Robert J. Sawyer

Hugo and Nebula Award-Winning Science Fiction Writer

Helen Keller paper

by Rob - October 30th, 2013.
Filed under: Academics, Wake, Watch, Willett, WWW.

The 1996 paper “Helen Keller as Cognitive Scientist” was one of my inspirations for writing my WWW trilogy of Wake, Watch, and Wonder, about a formerly blind girl gaining sight via a post-retinal implant — while a nascent consciousness evolving on the World Wide Web learns to see the world through her.

The paper’s author is philosopher Justin Leiber, the son of famed science-fiction writer Fritz Leiber.

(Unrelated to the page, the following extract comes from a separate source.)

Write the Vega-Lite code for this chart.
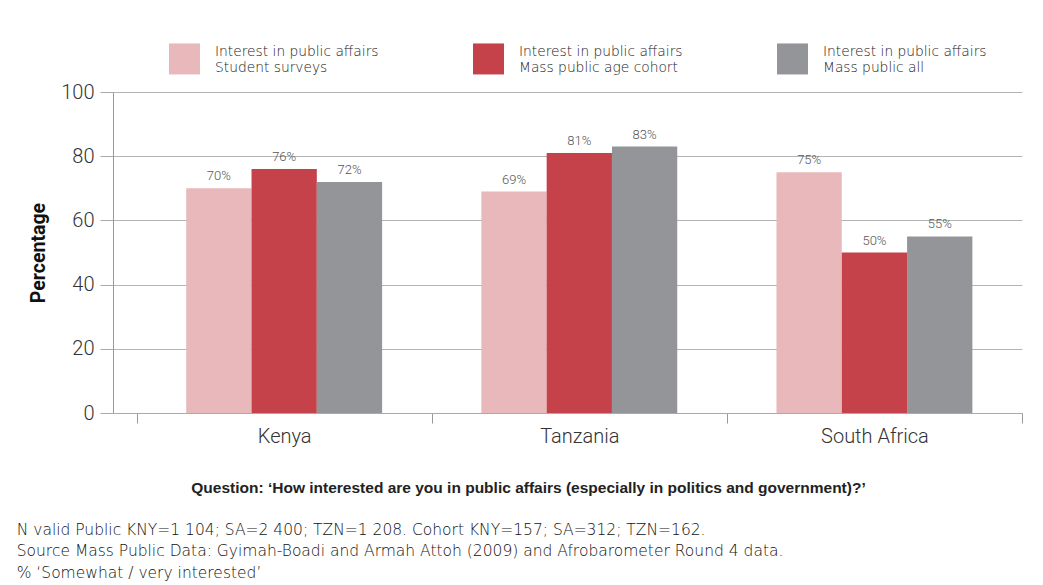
{
  "$schema": "https://vega.github.io/schema/vega-lite/v6.json",
  "width": 909,
  "height": 321,
  "autosize": {"type": "none"},
  "padding": {"left": 113, "top": 92, "right": 21, "bottom": 172},
  "background": "white",
  "config": {
    "font": "Roboto",
    "view": {"stroke": null},
    "text": {"font": "Roboto"}
  },
  "title": {
    "text": ["N valid Public KNY=1 104; SA=2 400; TZN=1 208. Cohort KNY=157; SA=312; TZN=162.", "Source Mass Public Data: Gyimah-Boadi and Armah Attoh (2009) and Afrobarometer Round 4 data.", "% ‘Somewhat / very interested’"],
    "orient": "bottom",
    "anchor": "start",
    "frame": "bounds",
    "dx": -12,
    "offset": 27,
    "fontSize": 15.5,
    "fontWeight": 200,
    "font": "DejaVu Sans",
    "color": "#111111",
    "lineHeight": 21.5
  },
  "data": {
    "values": [
      {"country": "Kenya", "series": "Interest in public affairs|Student surveys", "value": 70},
      {"country": "Kenya", "series": "Interest in public affairs|Mass public age cohort", "value": 76},
      {"country": "Kenya", "series": "Interest in public affairs|Mass public all", "value": 72},
      {"country": "Tanzania", "series": "Interest in public affairs|Student surveys", "value": 69},
      {"country": "Tanzania", "series": "Interest in public affairs|Mass public age cohort", "value": 81},
      {"country": "Tanzania", "series": "Interest in public affairs|Mass public all", "value": 83},
      {"country": "South Africa", "series": "Interest in public affairs|Student surveys", "value": 75},
      {"country": "South Africa", "series": "Interest in public affairs|Mass public age cohort", "value": 50},
      {"country": "South Africa", "series": "Interest in public affairs|Mass public all", "value": 55}
    ]
  },
  "encoding": {
    "x": {
      "field": "country",
      "type": "nominal",
      "sort": ["Kenya", "Tanzania", "South Africa"],
      "scale": {"paddingInner": 0, "paddingOuter": 0.04, "align": 1},
      "axis": {
        "title": "Question: ‘How interested are you in public affairs (especially in politics and government)?’",
        "titleFontSize": 15.5,
        "titleFontWeight": "bold",
        "titleFont": "Liberation Sans",
        "titleColor": "#222222",
        "titleX": 415,
        "titleY": 74,
        "titleBaseline": "middle",
        "titleAnchor": "middle",
        "labelAngle": 0,
        "labelFontSize": 20,
        "labelFontWeight": 300,
        "labelColor": "#333333",
        "labelPadding": 3,
        "tickBand": "extent",
        "tickSize": 10,
        "tickColor": "#999999",
        "domainColor": "#aaaaaa",
        "grid": false
      }
    },
    "xOffset": {
      "field": "series",
      "type": "nominal",
      "sort": ["Interest in public affairs|Student surveys", "Interest in public affairs|Mass public age cohort", "Interest in public affairs|Mass public all"],
      "scale": {"paddingInner": 0, "paddingOuter": 0.76}
    },
    "y": {
      "field": "value",
      "type": "quantitative",
      "scale": {"domain": [0, 100]},
      "axis": {
        "title": "Percentage",
        "titleFontSize": 19.5,
        "titleFontWeight": "bold",
        "titleColor": "#111111",
        "titlePadding": 12,
        "values": [0, 20, 40, 60, 80, 100],
        "labelFontSize": 20,
        "labelFontWeight": 300,
        "labelColor": "#333333",
        "labelPadding": 6,
        "tickSize": 13,
        "tickColor": "#aaaaaa",
        "gridColor": "#b5b5b5",
        "domainColor": "#999999"
      }
    }
  },
  "layer": [
    {
      "mark": {"type": "bar"},
      "encoding": {
        "color": {
          "field": "series",
          "type": "nominal",
          "scale": {
            "domain": ["Interest in public affairs|Student surveys", "Interest in public affairs|Mass public age cohort", "Interest in public affairs|Mass public all"],
            "range": ["#e8b8bb", "#c5424a", "#939598"]
          },
          "legend": {
            "title": null,
            "orient": "none",
            "legendX": 56,
            "legendY": -49,
            "direction": "horizontal",
            "columns": 3,
            "columnPadding": 94,
            "padding": 0,
            "symbolType": "square",
            "symbolSize": 961,
            "symbolStrokeWidth": 0,
            "symbolOpacity": 1,
            "labelExpr": "split(datum.label, '|')",
            "labelFont": "DejaVu Sans",
            "labelFontWeight": 200,
            "labelFontSize": 13.8,
            "labelColor": "#222222",
            "labelOffset": 15,
            "labelLimit": 300,
            "labelBaseline": "bottom",
            "labelLineHeight": 19
          }
        }
      }
    },
    {
      "transform": [{"calculate": "datum.value + '%'", "as": "label"}],
      "mark": {"type": "text", "baseline": "bottom", "dy": -5, "fontSize": 13, "fontWeight": 300, "color": "#555555"},
      "encoding": {
        "text": {"field": "label", "type": "nominal"},
        "detail": {"field": "series"}
      }
    }
  ]
}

The linked PDF is an OCR scan of the paper, provided by Prof. Leiber; here’s the abstract:

Nature’s experiments in isolation — the wild boy of Aveyron, Genie, their name is hardly legion — are by their nature illusive. Helen Keller, blind and deaf from her 18th month and isolated from language until well into her sixth year, presents a unique case in that every stage in her development was carefully recorded and she herself, graduate of Radcliffe College and author of 14 books, gave several careful and insightful accounts of her linguistic development and her cognitive and sensory situation. Perhaps because she is masked, and enshrined, in William Gibson’s mythic and false _Miracle Worker_, cognitive scientists have yet to come to terms with this richly enlightening, albeit anecdotal, resource.

[The William Gibson mentioned above is, of course, the playwright, not the author of Neuromancer.]